As to the second, congressional investigations for any purpose simply do not amount to impermissible law enforcement. By definition, they can’t. Impermissible law enforcement would require Congress to do something more, like take a truly extraordinary step of appointing its own prosecutor and initiating actual enforcement proceedings. Routine congressional inquiries to the Trump administration don’t even come close to that level of law enforcement.

As to the third, this administration has stretched executive privilege beyond all recognition in its dogged efforts to shield information from Congress. The Trump administration has invoked executive privilege on behalf of a far wider range of individuals and communications than the courts have recognized. And the administration has invoked it categorically and prospectively (before even learning of the precise congressional request), contravening plain court rulings and the very nature of a privilege.

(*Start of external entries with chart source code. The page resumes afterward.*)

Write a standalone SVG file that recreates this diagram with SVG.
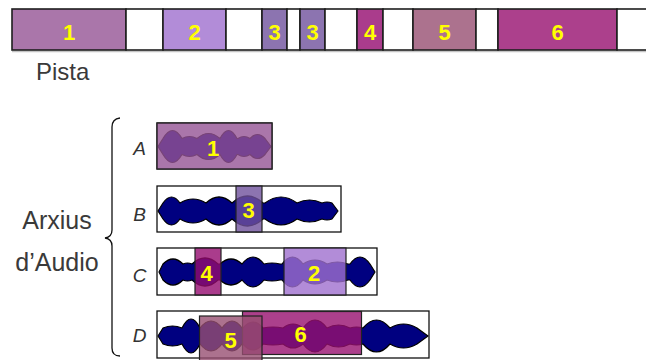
<svg xmlns="http://www.w3.org/2000/svg" width="646" height="360" viewBox="0 0 646 360">
<style>
.bar{stroke:#1e1e1e;stroke-width:1.6}
.box{fill:#fff;stroke:#111;stroke-width:1.3}
.wave{fill:#000080;stroke:#000;stroke-width:1.2;stroke-linejoin:round}
.ov{stroke:#222;stroke-width:1.2;fill-opacity:0.8}
.num{font-family:"Liberation Sans",Arial,sans-serif;font-weight:bold;font-size:22px;fill:#ffff00;text-anchor:middle}
.lbl{font-family:"Liberation Sans",Arial,sans-serif;font-style:italic;font-size:19px;fill:#333;text-anchor:middle}
.cap{font-family:"Liberation Sans",Arial,sans-serif;fill:#3a3a3a}
</style>
<rect width="646" height="360" fill="#fff"/>
<g id="pista">
<line x1="12" y1="51.5" x2="646" y2="51.5" stroke="#c4c4c4" stroke-width="1.6"/>
<rect class="bar" x="12" y="9" width="114" height="41" fill="#AA76AA"/>
<rect class="bar" x="126" y="9" width="37" height="41" fill="#fff"/>
<rect class="bar" x="163" y="9" width="63" height="41" fill="#B28CD8"/>
<rect class="bar" x="226" y="9" width="36" height="41" fill="#fff"/>
<rect class="bar" x="262" y="9" width="25" height="41" fill="#8C74B0"/>
<rect class="bar" x="287" y="9" width="13" height="41" fill="#fff"/>
<rect class="bar" x="300" y="9" width="25" height="41" fill="#8C74B0"/>
<rect class="bar" x="325" y="9" width="32" height="41" fill="#fff"/>
<rect class="bar" x="357" y="9" width="26" height="41" fill="#AA3C8C"/>
<rect class="bar" x="383" y="9" width="30" height="41" fill="#fff"/>
<rect class="bar" x="413" y="9" width="63" height="41" fill="#AC728E"/>
<rect class="bar" x="476" y="9" width="22" height="41" fill="#fff"/>
<rect class="bar" x="498" y="9" width="119" height="41" fill="#AC408C"/>
<rect class="bar" x="617" y="9" width="40" height="41" fill="#fff"/>
<text class="num" x="69" y="39.5">1</text>
<text class="num" x="194.5" y="39.5">2</text>
<text class="num" x="274.5" y="39.5">3</text>
<text class="num" x="312.5" y="39.5">3</text>
<text class="num" x="370" y="39.5">4</text>
<text class="num" x="444.5" y="39.5">5</text>
<text class="num" x="557.5" y="39.5">6</text>
<text class="cap" x="36" y="80" font-size="24">Pista</text>
</g>
<g id="arxius">
<text class="cap" x="57" y="229" font-size="25" text-anchor="middle">Arxius</text>
<text class="cap" x="57" y="271" font-size="25" text-anchor="middle">d’Audio</text>
</g>
<g id="connectors">
<path d="M120 118 Q112 119 112 127 L112 230 Q112 237 105 238 Q112 239 112 246 L112 348 Q112 356 120 356" fill="none" stroke="#111" stroke-width="1.3"/>
</g>
<g id="fileA">
<rect class="box" x="157" y="123" width="115" height="46"/>
<path class="wave" d="M158 146.5 L163 138.5 Q172.5 122.5 182 138.5 Q189.5 134.5 197 138.5 Q208.5 128.5 220 138.5 Q228.5 122.5 237 138.5 L238 138.5 Q244 134.5 250 138.5 Q257.5 130.5 265 138.5 L271 146.5 L265 154.5 Q257.5 162.5 250 154.5 Q244 158.5 238 154.5 L237 154.5 Q228.5 170.5 220 154.5 Q208.5 164.5 197 154.5 Q189.5 158.5 182 154.5 Q172.5 170.5 163 154.5 Z"/>
<rect class="ov" x="157" y="123" width="115" height="46" fill="#955495"/>
<text class="num" x="213" y="156">1</text>
<text class="lbl" x="139.5" y="154.5">A</text>
</g>
<g id="fileB">
<rect class="box" x="157" y="186" width="184" height="46"/>
<path class="wave" d="M158 211 L163 203 Q171.5 191 180 203 Q193 195 206 203 Q219 191 232 203 Q247.5 189 263 203 L265 203 Q281 191 297 203 Q309.5 197 322 203 Q327 201 332 203 L338 211 L332 219 Q327 221 322 219 Q309.5 225 297 219 Q281 231 265 219 L263 219 Q247.5 233 232 219 Q219 231 206 219 Q193 227 180 219 Q171.5 231 163 219 Z"/>
<rect class="ov" x="236" y="186" width="26" height="46" fill="#6F519C"/>
<text class="num" x="248.5" y="217.5">3</text>
<text class="lbl" x="139.5" y="220.5">B</text>
</g>
<g id="fileC">
<rect class="box" x="157" y="248" width="220" height="47"/>
<path class="wave" d="M159 272 L163 264 Q173 254 183 264 Q187.5 262 192 264 Q205 252 218 264 L220 264 Q231 254 242 264 Q253 250 264 264 Q272 262 280 264 L282 264 Q292.5 250 303 264 Q315 256 327 264 Q337.5 260 348 264 L350 264 Q360 250 370 264 L375 272 L370 280 Q360 294 350 280 L348 280 Q337.5 284 327 280 Q315 288 303 280 Q292.5 294 282 280 L280 280 Q272 282 264 280 Q253 294 242 280 Q231 290 220 280 L218 280 Q205 292 192 280 Q187.5 282 183 280 Q173 290 163 280 Z"/>
<rect class="ov" x="195" y="248" width="26" height="47" fill="#950B6F"/>
<rect class="ov" x="284" y="248" width="62" height="47" fill="#9F6FCE"/>
<text class="num" x="206.5" y="280.5">4</text>
<text class="num" x="314" y="280.5">2</text>
<text class="lbl" x="139.5" y="281.5">C</text>
</g>
<g id="fileD">
<rect class="box" x="157" y="311" width="272" height="47"/>
<path class="wave" d="M158 336 L163 328 Q172.5 324 182 328 Q191 310 200 328 Q211 314 222 328 Q232 314 242 328 L243 328 Q253 316 263 328 Q273 326 283 328 Q293 320 303 328 Q315 312 327 328 Q338.5 322 350 328 Q356.5 326 363 328 Q376.5 312 390 328 Q403.5 320 417 328 L428 336 L417 344 Q403.5 352 390 344 Q376.5 360 363 344 Q356.5 346 350 344 Q338.5 350 327 344 Q315 360 303 344 Q293 352 283 344 Q273 346 263 344 Q253 356 243 344 L242 344 Q232 358 222 344 Q211 358 200 344 Q191 362 182 344 Q172.5 348 163 344 Z"/>
<rect class="ov" x="242.5" y="311.5" width="119" height="43" fill="#97106F"/>
<rect class="ov" x="199.5" y="316" width="62.5" height="46" fill="#974F72"/>
<text class="num" x="230.5" y="347.5">5</text>
<text class="num" x="300.5" y="341.5">6</text>
<text class="lbl" x="139.5" y="342">D</text>
</g>
</svg>
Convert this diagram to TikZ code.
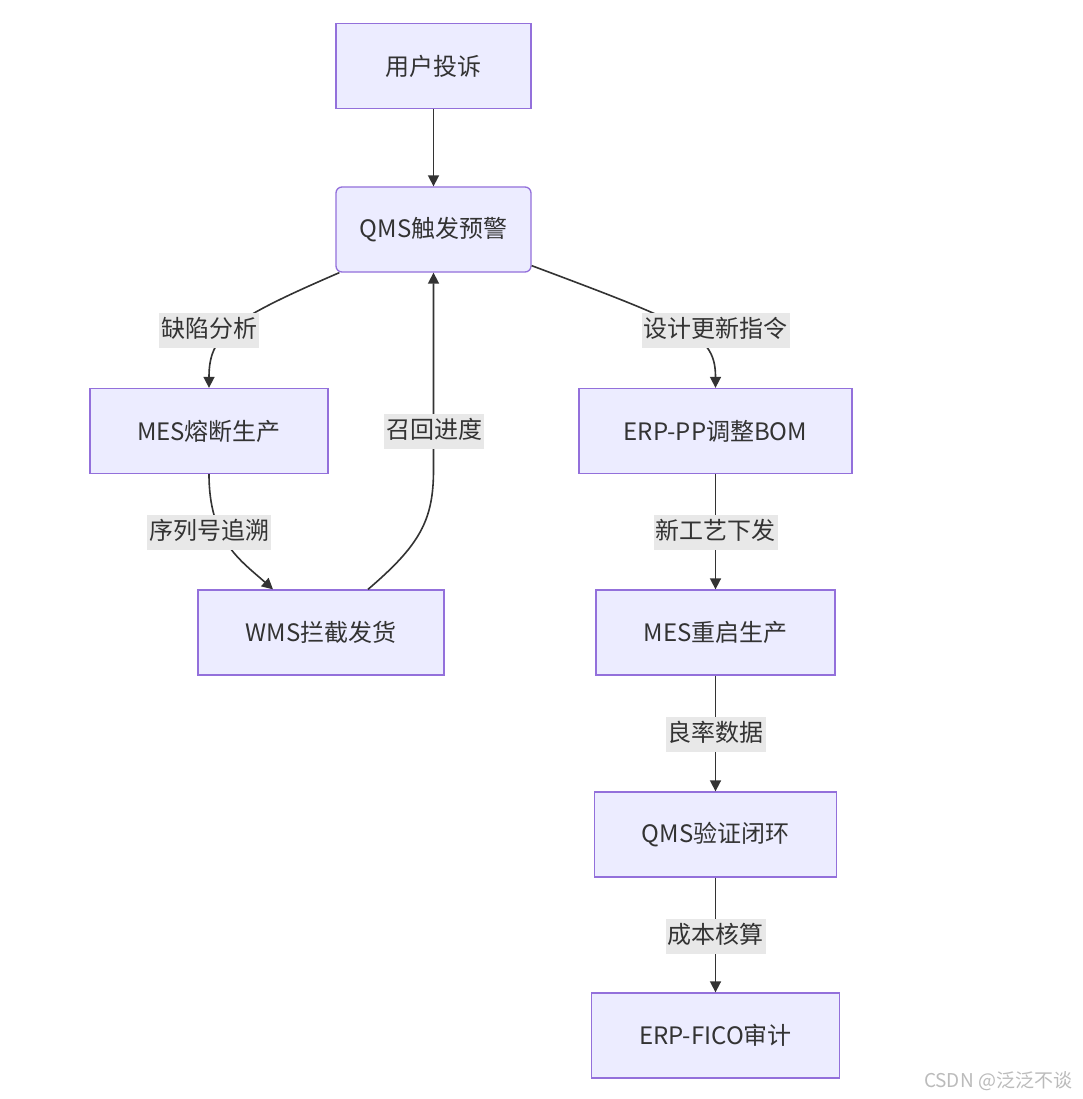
\documentclass[tikz,border=0pt]{standalone}
\usepackage{fontspec}
\setmainfont{Noto Sans CJK SC}
\usetikzlibrary{arrows.meta}

\definecolor{boxfill}{HTML}{ECECFF}
\definecolor{boxborder}{HTML}{9370DB}
\definecolor{labelbg}{HTML}{E8E8E8}
\definecolor{textgray}{HTML}{333333}
\definecolor{markgray}{HTML}{BBBBBB}

\tikzset{
  box/.style={draw=boxborder, fill=boxfill, line width=1.3pt, minimum height=85pt,
              text=textgray, font=\fontsize{24}{28}\selectfont},
  flow/.style={draw=textgray, line width=1.6pt, -{Triangle[length=11pt,width=11pt]}},
  edgelabel/.style={fill=labelbg, text=textgray, inner xsep=2pt, inner ysep=5.5pt,
                    text height=19pt, text depth=5pt, font=\fontsize{24}{28}\selectfont},
}

\begin{document}
\begin{tikzpicture}[x=1pt, y=-1pt]
\useasboundingbox (0,0) rectangle (1082,1099); % adjust bounding box
\fill[white] (0,0) rectangle (1082,1099);

\node[box, minimum width=195pt] (complaint) at (433.5, 66) {用户投诉};
\node[box, minimum width=195pt, rounded corners=6pt] (alert) at (433.5, 229.5) {QMS触发预警};
\node[box, minimum width=238pt] (halt) at (209, 431) {MES熔断生产};
\node[box, minimum width=246pt] (block) at (321, 632.5) {WMS拦截发货};
\node[box, minimum width=273pt] (bom) at (715.5, 431) {ERP-PP调整BOM};
\node[box, minimum width=239pt] (restart) at (715.5, 632.5) {MES重启生产};
\node[box, minimum width=242pt] (verify) at (715.5, 834.5) {QMS验证闭环};
\node[box, minimum width=248pt] (audit) at (715.5, 1035.5) {ERP-FICO审计};

\draw[flow] (complaint) -- (alert);
\draw[flow] ([xshift=4pt]alert.south west) .. controls (230,320) and (209,335) .. (halt.north);
\draw[flow] ([yshift=7pt]alert.south east) .. controls (690,325) and (715.5,335) .. (bom.north);
\draw[flow] (halt.south) .. controls (209,540) and (240,560) .. ([xshift=-48pt]block.north);
\draw[flow] ([xshift=47pt]block.north) .. controls (420,545) and (433.5,520) .. (433.5,470) -- (alert.south);
\draw[flow] (bom) -- (restart);
\draw[flow] (restart) -- (verify);
\draw[flow] (verify) -- (audit);

\node[edgelabel] (lbldefect) at (209, 330.5) {缺陷分析};
\node[edgelabel] (lbldesign) at (715.5, 330) {设计更新指令};
\node[edgelabel] (lbltrace) at (209, 532) {序列号追溯};
\node[edgelabel] (lblrecall) at (434, 431.5) {召回进度};
\node[edgelabel] (lblprocess) at (715.5, 532) {新工艺下发};
\node[edgelabel] (lblyield) at (715.5, 734) {良率数据};
\node[edgelabel] (lblcost) at (715.5, 936) {成本核算};

\node[text=markgray, font=\fontsize{19}{22}\selectfont] (mark) at (998, 1081) {CSDN @泛泛不谈};
\end{tikzpicture}
\end{document}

None of these arguments carry any weight, either against routine congressional investigations and oversight, or against an impeachment inquiry.

But by acting as if an impeachment inquiry neutralizes these specious arguments, Congress risks validating them. In other words, when Congress invokes its impeachment inquiry as a stronger basis for obtaining information from the administration, it risks implicitly acknowledging the force of these arguments against its routine investigations and oversight.

More generally, by treating an impeachment inquiry as a stronger basis for obtaining information, Congress risks diminishing its routine investigation and oversight powers. But those powers are robust—every bit as robust as its power to engage in an impeachment inquiry. By treating the powers differently, Congress risks undermining its own authority to engage in routine investigations and oversight in the future.

All this isn’t a reason not to investigate possible impeachment. Given the evidence, Congress should move ahead. But it should also acknowledge that its power to engage in routine investigations and oversight is every bit as strong as its power to investigate possible impeachment. And it should continue to press the administration in the courts to comply with its many outstanding routine requests.